WHAT YOU ARE ASKED TO DO: Any pictures in the records below must be left out when you repeat the lines from the line containing "Convert this chart to Bokeh code." through the line containing "0, 0, 7, 7, 0]" exactly.

RECORDS SHOWN:
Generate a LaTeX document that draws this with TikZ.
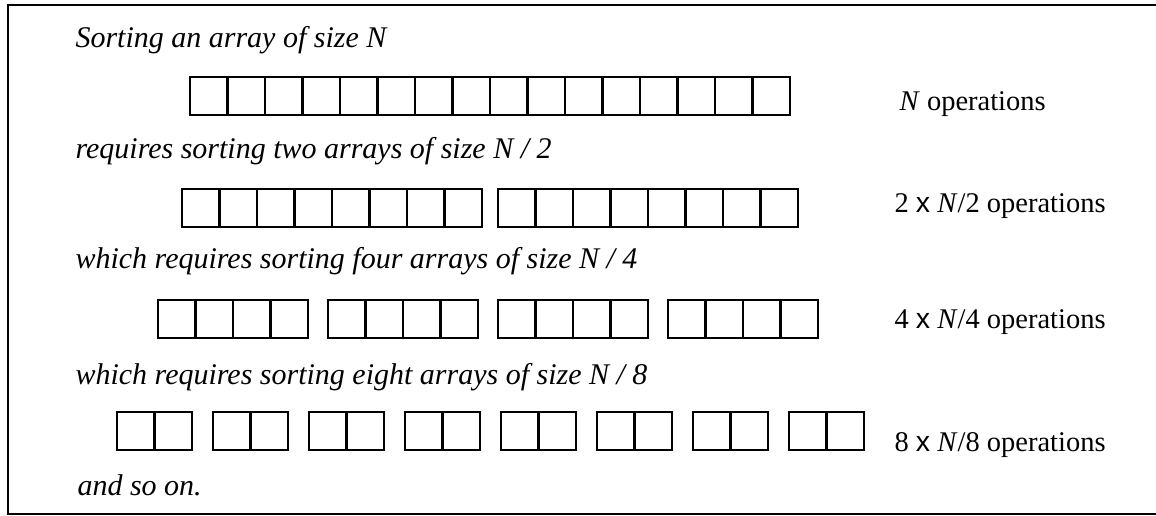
\documentclass[tikz,border=0pt]{standalone}
\usepackage{fontspec}
\setmainfont{Liberation Serif}
\newfontfamily\timesx{Liberation Sans}

\begin{document}
\begin{tikzpicture}[x=1pt, y=-1pt,
    cell/.style={draw, line width=2.5pt, minimum width=37.5pt, minimum height=38pt,
        inner sep=0pt, outer sep=0pt, anchor=north west},
    say/.style={anchor=base west, font=\fontsize{30}{36}\selectfont\itshape},
    ops/.style={anchor=base west, font=\fontsize{28.5}{34}\selectfont}]
    \useasboundingbox (0,0) rectangle (1156,515);
    \draw[line width=2.5pt] (1156,5) -- (8,5) -- (8,514) -- (1156,514);

    % row / groups / cells per group / left x / group pitch / top y
    \foreach \r/\g/\k/\x/\p/\y in {1/1/16/190/0/77, 2/2/8/182/316/189,
        3/4/4/158/170/300, 4/8/2/117/96/412} {
        \foreach \i in {1,...,\g} {
            \foreach \j in {1,...,\k} {
                \node[cell] (c\r-\i-\j) at ({\x+(\i-1)*\p+(\j-1)*37.5},\y) {};
              }
          }
      }

    \node[say] (t1) at (72,47) {Sorting an array of size N};
    \node[say] (t2) at (72,158) {requires sorting two arrays of size N / 2};
    \node[say] (t3) at (72,268) {which requires sorting four arrays of size N / 4};
    \node[say] (t4) at (72,384) {which requires sorting eight arrays of size N / 8};
    \node[say] (t5) at (74,495) {and so on.};

    \node[ops] (o1) at (896,110) {\textit{N} operations};
    \node[ops] (o2) at (891,212) {2 {\timesx x} \textit{N}/2 operations};
    \node[ops] (o3) at (891,328) {4 {\timesx x} \textit{N}/4 operations};
    \node[ops] (o4) at (891,451) {8 {\timesx x} \textit{N}/8 operations};
  \end{tikzpicture}
\end{document}
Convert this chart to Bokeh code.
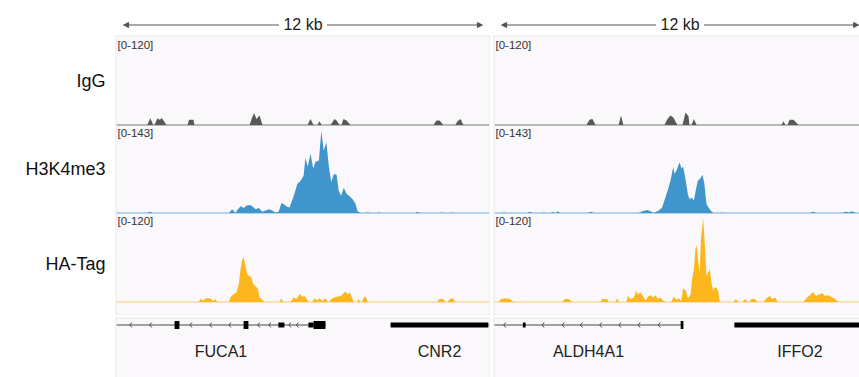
from bokeh.plotting import figure
from bokeh.layouts import row, column
from bokeh.models import Range1d, Spacer, Arrow, NormalHead
from bokeh.embed import file_html
from bokeh.resources import INLINE
from bokeh.core.properties import value

FONT = "Liberation Sans"

# ---------------- data (positions in kb from the left edge of each view) ----------------
track_names = ["IgG", "H3K4me3", "HA-Tag"]
track_max = [120, 143, 120]
range_labels = ["[0-120]", "[0-143]", "[0-120]"]
scale_label = "12 kb"
scale_start = [0.27, 0.27]
scale_end = [12.23, 12.17]

# IgG, left view
igg_L_kb = [1.06, 1.16, 1.26, 1.30, 1.40, 1.47, 1.55, 1.70, 2.40, 2.45, 2.60, 2.63,
            4.47, 4.55, 4.62, 4.70, 4.80, 4.90, 6.40, 6.50, 6.60, 6.73, 6.80, 6.87,
            7.17, 7.30, 7.37, 7.47, 7.53, 7.60, 7.70, 7.83, 10.60, 10.70, 10.80, 10.93,
            11.33, 11.40, 11.50, 11.60]
igg_L_val = [0, 9, 0, 0, 9, 7, 9, 0, 0, 7, 7, 0,
             0, 10, 16, 8, 13, 0, 0, 8, 0, 0, 5, 0,
             0, 8, 6, 0, 0, 8, 6, 0, 0, 6, 6, 0,
             0, 5, 8, 0]
# IgG, right view
igg_R_kb = [3.10, 3.20, 3.30, 3.40, 4.17, 4.25, 4.33, 5.70, 5.80, 5.90, 6.00, 6.13,
            6.30, 6.40, 6.50, 6.53, 6.60, 6.68, 6.77, 9.60, 9.67, 9.73, 9.80, 9.87, 10.00, 10.17]
igg_R_val = [0, 7, 8, 0, 0, 13, 0, 0, 8, 13, 10, 0,
             0, 17, 12, 0, 0, 8, 0, 0, 5, 0, 0, 7, 7, 0]

# H3K4me3, left view
h3_L_kb = [1.05, 1.15, 1.25,
           3.78, 3.89, 4.00, 4.06, 4.17, 4.28, 4.37, 4.48, 4.56, 4.67,
           4.78, 4.89, 5.00, 5.11, 5.22, 5.33, 5.44, 5.53, 5.61, 5.72,
           5.80, 5.83, 5.93, 6.06, 6.17, 6.27, 6.33, 6.41, 6.50, 6.59,
           6.67, 6.78, 6.86, 6.94, 7.03, 7.11, 7.19, 7.28, 7.37, 7.44,
           7.52, 7.61, 7.70, 7.78, 7.89, 8.00, 8.07, 8.17,
           8.30, 8.40, 8.50, 8.70, 8.78, 8.85, 10.00, 10.07, 10.13,
           10.80, 10.87, 10.93, 11.13, 11.20, 11.27]
h3_L_val = [0, 2, 0,
            0, 6, 0, 5, 11, 8, 12, 13, 11, 6,
            8, 2, 4, 6, 4, 1, 2, 16, 14, 10,
            9, 13, 26, 47, 52, 60, 89, 75, 96, 72,
            83, 85, 133, 101, 114, 76, 50, 63, 62, 36,
            28, 41, 31, 28, 23, 15, 3, 0,
            0, 1, 0, 0, 1, 0, 0, 2, 0,
            0, 1, 0, 0, 1, 0]
# H3K4me3, right view
h3_R_kb = [0.28, 0.36, 0.44, 1.12, 1.20, 1.30, 1.62, 1.68, 1.74, 1.92, 1.98, 2.04,
           2.08, 2.14, 2.22, 3.15, 3.25, 3.35,
           4.84, 4.96, 5.12, 5.23, 5.34, 5.51, 5.62, 5.73, 5.81, 5.90,
           5.99, 6.04, 6.12, 6.20, 6.27, 6.32, 6.40, 6.48, 6.54, 6.60,
           6.68, 6.74, 6.81, 6.90, 6.97, 7.03, 7.10, 7.18, 7.26, 7.34,
           7.55, 7.62, 7.70, 10.55, 10.65, 10.75, 11.62, 11.75, 11.85, 11.95, 12.07]
h3_R_val = [0, 1, 0, 0, 2, 0, 0, 1, 0, 0, 2, 0,
            0, 3, 0, 0, 2, 0,
            0, 3, 5, 3, 0, 4, 9, 25, 37, 52,
            74, 63, 71, 82, 72, 75, 55, 30, 22, 25,
            20, 36, 52, 56, 62, 47, 14, 8, 3, 0,
            0, 1, 0, 0, 2, 0, 0, 2, 1, 3, 0]

# HA-Tag, left view
ha_L_kb = [2.78, 2.83, 2.94, 3.00, 3.11, 3.19, 3.26, 3.33, 3.39,
           3.78, 3.83, 3.92, 4.03, 4.11, 4.17, 4.22, 4.28, 4.33, 4.39,
           4.44, 4.52, 4.59, 4.67, 4.74, 4.81, 4.89, 4.97,
           5.48, 5.52, 5.59,
           5.83, 5.94, 6.03, 6.14, 6.22, 6.30, 6.39, 6.44,
           6.56, 6.63, 6.72, 6.81, 6.89, 7.00, 7.08,
           7.12, 7.19, 7.28, 7.39, 7.50, 7.59, 7.67, 7.74, 7.81, 7.89, 7.94,
           8.06, 8.11, 8.17, 8.22, 8.26, 8.33, 8.41,
           10.72, 10.80, 10.92, 11.00, 11.07, 11.15, 11.25, 11.33]
ha_L_val = [0, 4, 2, 5, 5, 4, 1, 4, 0,
            0, 6, 10, 13, 24, 45, 56, 60, 48, 38,
            35, 34, 24, 21, 18, 6, 3, 0,
            0, 5, 0,
            0, 6, 4, 11, 7, 8, 3, 0,
            0, 5, 2, 5, 1, 5, 0,
            0, 4, 6, 7, 8, 11, 14, 10, 13, 5, 0,
            0, 4, 0, 0, 5, 8, 0,
            0, 4, 4, 0, 0, 4, 5, 0]
# HA-Tag, right view
ha_R_kb = [0.17, 0.25, 0.40, 0.55, 0.67, 2.29, 2.38, 2.50, 2.62,
           3.57, 3.62, 3.79, 3.84, 4.07, 4.12, 4.18,
           4.43, 4.48, 4.57, 4.68, 4.76, 4.81, 4.90, 4.98, 5.07, 5.14,
           5.23, 5.32, 5.40, 5.48, 5.57, 5.64, 5.73,
           5.92, 6.01, 6.10, 6.18, 6.26, 6.32, 6.40, 6.48, 6.57, 6.62,
           6.68, 6.73, 6.77, 6.81, 6.87, 6.92, 6.99, 7.04, 7.10, 7.16,
           7.21, 7.27, 7.32, 7.38, 7.43, 7.49, 7.54,
           8.00, 8.08, 8.17, 8.30, 8.38, 8.47, 8.53, 8.60, 8.70, 8.80,
           9.00, 9.10, 9.20, 9.30, 9.40, 9.47,
           10.33, 10.45, 10.55, 10.65, 10.75, 10.85, 10.95, 11.05, 11.15, 11.25, 11.35, 11.50]
ha_R_val = [0, 4, 5, 4, 0, 0, 4, 4, 0,
            0, 4, 4, 0, 0, 5, 0,
            0, 8, 4, 6, 15, 10, 13, 8, 2, 7,
            9, 6, 9, 4, 6, 2, 0,
            0, 7, 3, 5, 1, 18, 16, 5, 10, 31,
            44, 71, 76, 60, 40, 87, 112, 80, 35, 40,
            44, 25, 15, 20, 19, 15, 0,
            0, 4, 0, 0, 4, 0, 0, 4, 4, 0,
            0, 5, 8, 4, 6, 0,
            0, 6, 9, 13, 8, 10, 12, 8, 9, 7, 5, 0]

# Genes
genes_L_name = ["FUCA1", "CNR2"]
genes_L_start = [0.03, 9.17]
genes_L_end = [7.00, 12.43]
exons_L_start = [1.97, 4.27, 5.43, 6.43, 6.60, 9.17]
exons_L_end = [2.13, 4.43, 5.63, 6.60, 7.00, 12.43]
exons_L_thick = [1, 1, 0, 0, 1, 0]
chevrons_L = [0.48, 1.14, 2.48, 3.14, 3.78, 4.74, 5.11, 5.78, 6.03]

genes_R_name = ["ALDH4A1", "IFFO2"]
genes_R_start = [0.0, 8.03]
genes_R_end = [6.30, 12.40]
exons_R_start = [0.98, 6.24, 8.03]
exons_R_end = [1.07, 6.33, 12.40]
exons_R_thick = [0, 1, 0]
chevrons_R = [0.34, 1.62, 2.29, 2.90, 3.54, 4.18, 4.82, 5.49]

# ---------------- layout / style ----------------
PX_PER_KB = 30.0
W_LABEL = 115
PANEL_W = [375, 366]
PANEL_BR = [1, 0]
H_HEAD, H_TRACK, GAP_V, H_GENE = 35, 280, 2, 60
FH = H_TRACK - 2
BANDS = [(0, 88.5), (88, 176.5), (176, 265.5)]
LABEL_BANDS = [(0, 88), (88, 176), (176, 278)]
COLORS = ["#545a54", "#4096cc", "#fdb71e"]
BASE_COLORS = ["#7a7a7a", "#6eb0dc", "#fcc97c"]
BG = "#faf8fa"
BORDER = "#d4d4d4"
ARROW_C = "#555555"
GENE_LINE = "#4a4a4a"


def base_fig(w, h, xr, yr, bl, br, bt, bb, bg, bfill):
    p = figure(width=w, height=h, x_range=xr, y_range=yr,
               min_border_left=bl, min_border_right=br,
               min_border_top=bt, min_border_bottom=bb,
               toolbar_location=None, output_backend="svg",
               x_axis_location=None, y_axis_location=None,
               background_fill_color=bg, border_fill_color=bfill,
               outline_line_color=None)
    p.grid.grid_line_color = None
    return p


def make_panel(i, tracks, genes_name, genes_start, genes_end,
               ex_start, ex_end, ex_thick, chevrons):
    w, br = PANEL_W[i], PANEL_BR[i]
    fw = w - 1 - br
    x0 = 1.0 / PX_PER_KB
    x1 = x0 + fw / PX_PER_KB

    # header with scale arrow
    hd = base_fig(w, H_HEAD, Range1d(x0, x1), Range1d(H_HEAD, 0), 1, br, 0, 0, "white", "white")
    a0, a1 = scale_start[i], scale_end[i]
    mid = (a0 + a1) / 2
    gap = 0.8
    ay = 24.5
    for xs, xe in [(mid - gap, a0), (mid + gap, a1)]:
        hd.add_layout(Arrow(end=NormalHead(size=5, fill_color=ARROW_C, line_color=ARROW_C, line_width=1),
                            x_start=xs, y_start=ay, x_end=xe, y_end=ay,
                            line_color=ARROW_C, line_width=1))
    hd.text(x=[mid], y=[24], text=[scale_label], text_align="center", text_baseline="middle",
            text_font=value(FONT), text_font_size="16px", text_color="#222222")

    # signal tracks
    tf = base_fig(w, H_TRACK, Range1d(x0, x1), Range1d(FH, 0), 1, br, 1, 1, BG, BORDER)
    ranges = {}
    for k in range(3):
        t, b = BANDS[k]
        M = track_max[k]
        ranges["t%d" % k] = Range1d(M * (b - FH) / (b - t), M * b / (b - t))
    tf.extra_y_ranges = ranges
    for k, (kb, val) in enumerate(tracks):
        name = "t%d" % k
        tf.line(x=[x0, x1], y=[0, 0], line_color=BASE_COLORS[k], line_width=1, y_range_name=name)
        tf.varea(x=kb, y1=[0] * len(kb), y2=val, fill_color=COLORS[k], y_range_name=name)
        tf.text(x=[x0], y=[BANDS[k][0] + 2], text=[range_labels[k]], x_offset=1,
                text_align="left", text_baseline="top", text_font=value(FONT),
                text_font_size="11.5px", text_color="#333333")

    # gene track
    gf = base_fig(w, H_GENE, Range1d(x0, x1), Range1d(H_GENE - 1, 0), 1, br, 1, 0, BG, BORDER)
    gy = 6.5
    gf.segment(x0=genes_start, y0=[gy] * len(genes_start), x1=genes_end, y1=[gy] * len(genes_end),
               line_color=GENE_LINE, line_width=1)
    d = 2.0 / PX_PER_KB
    gf.segment(x0=[c + d for c in chevrons], y0=[gy - 2.5] * len(chevrons),
               x1=chevrons, y1=[gy] * len(chevrons), line_color=GENE_LINE, line_width=1)
    gf.segment(x0=chevrons, y0=[gy] * len(chevrons),
               x1=[c + d for c in chevrons], y1=[gy + 2.5] * len(chevrons),
               line_color=GENE_LINE, line_width=1)
    hs = [8 if th else 5 for th in ex_thick]
    gf.quad(left=ex_start, right=ex_end, top=[gy - h / 2 for h in hs], bottom=[gy + h / 2 for h in hs],
            fill_color="#000000", line_color=None)
    mids = [(max(s, x0) + min(e, x0 + 12.5)) / 2 for s, e in zip(genes_start, genes_end)]
    gf.text(x=mids, y=[33] * len(mids), text=genes_name, text_align="center", text_baseline="middle",
            text_font=value(FONT), text_font_size="16px", text_color="#222222")

    return column(hd, tf, Spacer(width=w, height=GAP_V), gf, spacing=0)


left = make_panel(0, [(igg_L_kb, igg_L_val), (h3_L_kb, h3_L_val), (ha_L_kb, ha_L_val)],
                  genes_L_name, genes_L_start, genes_L_end,
                  exons_L_start, exons_L_end, exons_L_thick, chevrons_L)
right = make_panel(1, [(igg_R_kb, igg_R_val), (h3_R_kb, h3_R_val), (ha_R_kb, ha_R_val)],
                   genes_R_name, genes_R_start, genes_R_end,
                   exons_R_start, exons_R_end, exons_R_thick, chevrons_R)

TOTAL_H = H_HEAD + H_TRACK + GAP_V + H_GENE
lf = base_fig(W_LABEL, TOTAL_H, Range1d(0, W_LABEL), Range1d(TOTAL_H, 0), 0, 0, 0, 0, "white", "white")
label_y = [H_HEAD + 1 + (t + b) / 2 for t, b in LABEL_BANDS]
lf.text(x=[105] * 3, y=label_y, text=track_names, text_align="right", text_baseline="middle",
        text_font=value(FONT), text_font_size="18px", text_color="#111111")

layout = row(lf, left, Spacer(width=3, height=TOTAL_H), right, spacing=0)

open("out.html", "w").write(file_html(layout, INLINE))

RESPONSE:
Convert this chart to Bokeh code.
from bokeh.plotting import figure
from bokeh.layouts import row, column
from bokeh.models import Range1d, Spacer, Arrow, NormalHead
from bokeh.embed import file_html
from bokeh.resources import INLINE
from bokeh.core.properties import value

FONT = "Liberation Sans"

# ---------------- data (positions in kb from the left edge of each view) ----------------
track_names = ["IgG", "H3K4me3", "HA-Tag"]
track_max = [120, 143, 120]
range_labels = ["[0-120]", "[0-143]", "[0-120]"]
scale_label = "12 kb"
scale_start = [0.27, 0.27]
scale_end = [12.23, 12.17]

# IgG, left view
igg_L_kb = [1.06, 1.16, 1.26, 1.30, 1.40, 1.47, 1.55, 1.70, 2.40, 2.45, 2.60, 2.63,
            4.47, 4.55, 4.62, 4.70, 4.80, 4.90, 6.40, 6.50, 6.60, 6.73, 6.80, 6.87,
            7.17, 7.30, 7.37, 7.47, 7.53, 7.60, 7.70, 7.83, 10.60, 10.70, 10.80, 10.93,
            11.33, 11.40, 11.50, 11.60]
igg_L_val = [0, 9, 0, 0, 9, 7, 9, 0, 0, 7, 7, 0,
             0, 10, 16, 8, 13, 0, 0, 8, 0, 0, 5, 0,
             0, 8, 6, 0, 0, 8, 6, 0, 0, 6, 6, 0,
             0, 5, 8, 0]
# IgG, right view
igg_R_kb = [3.10, 3.20, 3.30, 3.40, 4.17, 4.25, 4.33, 5.70, 5.80, 5.90, 6.00, 6.13,
            6.30, 6.40, 6.50, 6.53, 6.60, 6.68, 6.77, 9.60, 9.67, 9.73, 9.80, 9.87, 10.00, 10.17]
igg_R_val = [0, 7, 8, 0, 0, 13, 0, 0, 8, 13, 10, 0,
             0, 17, 12, 0, 0, 8, 0, 0, 5, 0, 0, 7, 7, 0]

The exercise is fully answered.